Ideally it wouldn't because if we are trying to migrate the task to here in
the first place then it must have been scheduled there for long enough to
accumulate those faults. Now, there might be a ping-pong effect because a
tasks gets moved off by the load balancer because the CPUs are overloaded and
now we're trying to move it back. If we can detect that this is happening
then one way of dealing with it would be to clear p->numa_faults[] when
a task is moved off a node due to compute overload.
> Lets say the system is not fully loaded, something like a numa01
> but with far lesser number of threads probably nr_cpus/2 or nr_cpus/4,
> then all threads will try to move to single node as we can keep seeing
> idle threads. No? Wont it lead all load moving to one node and load
> balancer spreading it out...
>
I cannot be 100% certain. I'm not strong enough on the scheduler yet and
the compute overloading handling is currently too weak.
--
Mel Gorman
SUSE Labs
On Thu, Aug 01, 2013 at 10:43:27AM +0530, Srikar Dronamraju wrote:
> * Mel Gorman <[email protected]> [2013-07-15 16:20:19]:
>
> > When a preferred node is selected for a tasks there is an attempt to migrate
> > the task to a CPU there.
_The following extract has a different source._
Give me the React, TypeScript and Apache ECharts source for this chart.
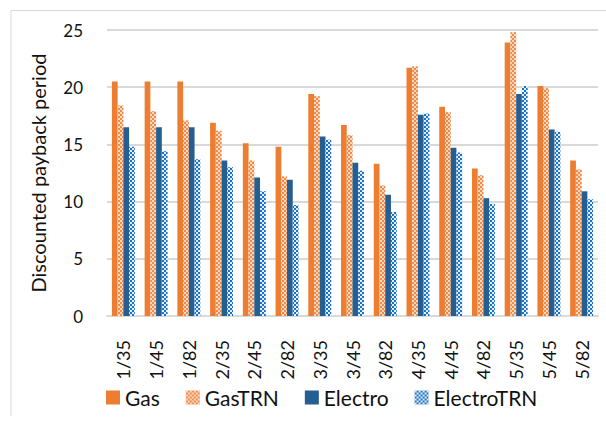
import React, { useEffect, useRef } from "react";
import * as echarts from "echarts";

const categories = ["1/35", "1/45", "1/82", "2/35", "2/45", "2/82", "3/35", "3/45", "3/82", "4/35", "4/45", "4/82", "5/35", "5/45", "5/82"];
const gas = [20.5, 20.5, 20.5, 16.9, 15.1, 14.8, 19.4, 16.7, 13.3, 21.7, 18.3, 12.9, 23.9, 20.1, 13.6];
const gasTRN = [18.4, 17.9, 17.1, 16.2, 13.6, 12.2, 19.2, 15.8, 11.4, 21.8, 17.8, 12.3, 24.8, 19.9, 12.8];
const electro = [16.5, 16.5, 16.5, 13.6, 12.1, 11.9, 15.7, 13.4, 10.6, 17.6, 14.7, 10.3, 19.4, 16.3, 10.9];
const electroTRN = [14.8, 14.4, 13.7, 13.0, 10.9, 9.7, 15.4, 12.7, 9.1, 17.7, 14.3, 9.8, 20.1, 16.1, 10.2];
const yTicks = { min: 0, max: 25, interval: 5 };

const FONT = "Lato, 'Noto Sans', sans-serif";

export default function App() {
  const ref = useRef<HTMLDivElement>(null);
  useEffect(() => {
    if (!ref.current) return;
    const chart = echarts.init(ref.current, null, { renderer: "svg" });
    const checker = (color: string) => ({
      symbol: "rect",
      symbolSize: 1,
      color,
      dashArrayX: [[2, 2], [0, 2, 2, 0]],
      dashArrayY: [2, 0],
      rotation: 0,
    });
    chart.setOption({
      animation: false,
      backgroundColor: "#ffffff",
      textStyle: { fontFamily: FONT },
      grid: { left: 107, right: 8, top: 30, bottom: 105, containLabel: false },
      graphic: [
        { type: "line", shape: { x1: 11, y1: 10.5, x2: 606, y2: 10.5 }, style: { stroke: "#d9d9d9", lineWidth: 1 } },
        { type: "line", shape: { x1: 11, y1: 10.5, x2: 11, y2: 416 }, style: { stroke: "#d9d9d9", lineWidth: 1 } },
      ],
      legend: {
        left: 101,
        top: 382,
        itemWidth: 14,
        itemHeight: 14,
        itemGap: 26,
        icon: "rect",
        textStyle: { fontSize: 21, color: "#111", fontFamily: FONT },
        data: ["Gas", "GasTRN", "Electro", "ElectroTRN"],
      },
      xAxis: {
        type: "category",
        data: categories,
        axisLine: { lineStyle: { color: "#d9d9d9", width: 2 } },
        axisTick: { show: false },
        axisLabel: { rotate: 90, margin: 24, fontSize: 18, color: "#111", fontFamily: FONT },
      },
      yAxis: {
        type: "value",
        min: yTicks.min,
        max: yTicks.max,
        interval: yTicks.interval,
        name: "Discounted payback period",
        nameLocation: "middle",
        nameRotate: 90,
        nameGap: 59,
        nameTextStyle: { fontSize: 20, color: "#111", fontFamily: FONT },
        axisLine: { show: false },
        axisTick: { show: false },
        axisLabel: { fontSize: 17, color: "#111", margin: 24, fontFamily: FONT },
        splitLine: { lineStyle: { color: "#d9d9d9", width: 2 } },
      },
      series: [
        { name: "Gas", type: "bar", data: gas, barGap: "0%", barCategoryGap: "30%", itemStyle: { color: "#ed7d31" } },
        { name: "GasTRN", type: "bar", data: gasTRN, itemStyle: { color: "#fbd9c1", decal: checker("#ee8a4a") } },
        { name: "Electro", type: "bar", data: electro, itemStyle: { color: "#255e91" } },
        { name: "ElectroTRN", type: "bar", data: electroTRN, itemStyle: { color: "#e3eef9", decal: checker("#1a72c6") } },
      ],
    });
    return () => chart.dispose();
  }, []);
  return <div ref={ref} style={{ width: 606, height: 421, position: "absolute", left: 0, top: 0 }} />;
}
This may fail in which case the task will only
> > migrate if the active load balancer takes action. This may never happen if
>
> Apart from load imbalance or heavily loaded cpus on the preferred node,
> what could be the other reasons for migration failure with
> migrate_task_to()?
These were the reasons I expected that migration might fail.
> I see it almost similar to active load balance except
> for pushing instead of pulling tasks.
>
> If load imbalance is the only reason, do we need to retry? If the task
> is really so attached to memory on that node, shouldn't we getting
> task_numa_placement hit before the next 5 seconds?
>
Depends on the PTE scanning rate.
--
Mel Gorman
SUSE Labs
On Thu, Aug 01, 2013 at 10:29:58AM +0530, Srikar Dronamraju wrote:
> > @@ -904,6 +908,8 @@ static int task_numa_find_cpu(struct task_struct *p, int nid)
> > src_eff_load *= src_load + effective_load(tg, src_cpu, -weight, -weight);
> >
> > for_each_cpu(cpu, cpumask_of_node(nid)) {
> > + struct task_struct *swap_candidate = NULL;
> > +
> > dst_load = target_load(cpu, idx);
> >
> > /* If the CPU is idle, use it */
> > @@ -922,12 +928,41 @@ static int task_numa_find_cpu(struct task_struct *p, int nid)
> > * migrate to its preferred node due to load imbalances.
> > */
> > balanced = (dst_eff_load <= src_eff_load);
> > - if (!balanced)
> > - continue;
> > + if (!balanced) {
> > + struct rq *rq = cpu_rq(cpu);
> > + unsigned long src_faults, dst_faults;
> > +
> > + /* Do not move tasks off their preferred node */
> > + if (rq->curr->numa_preferred_nid == nid)
> > + continue;
> > +
> > + /* Do not attempt an illegal migration */
> > + if (!cpumask_test_cpu(cpu, tsk_cpus_allowed(rq->curr)))
> > + continue;
> > +
> > + /*
> > + * Do not impair locality for the swap candidate.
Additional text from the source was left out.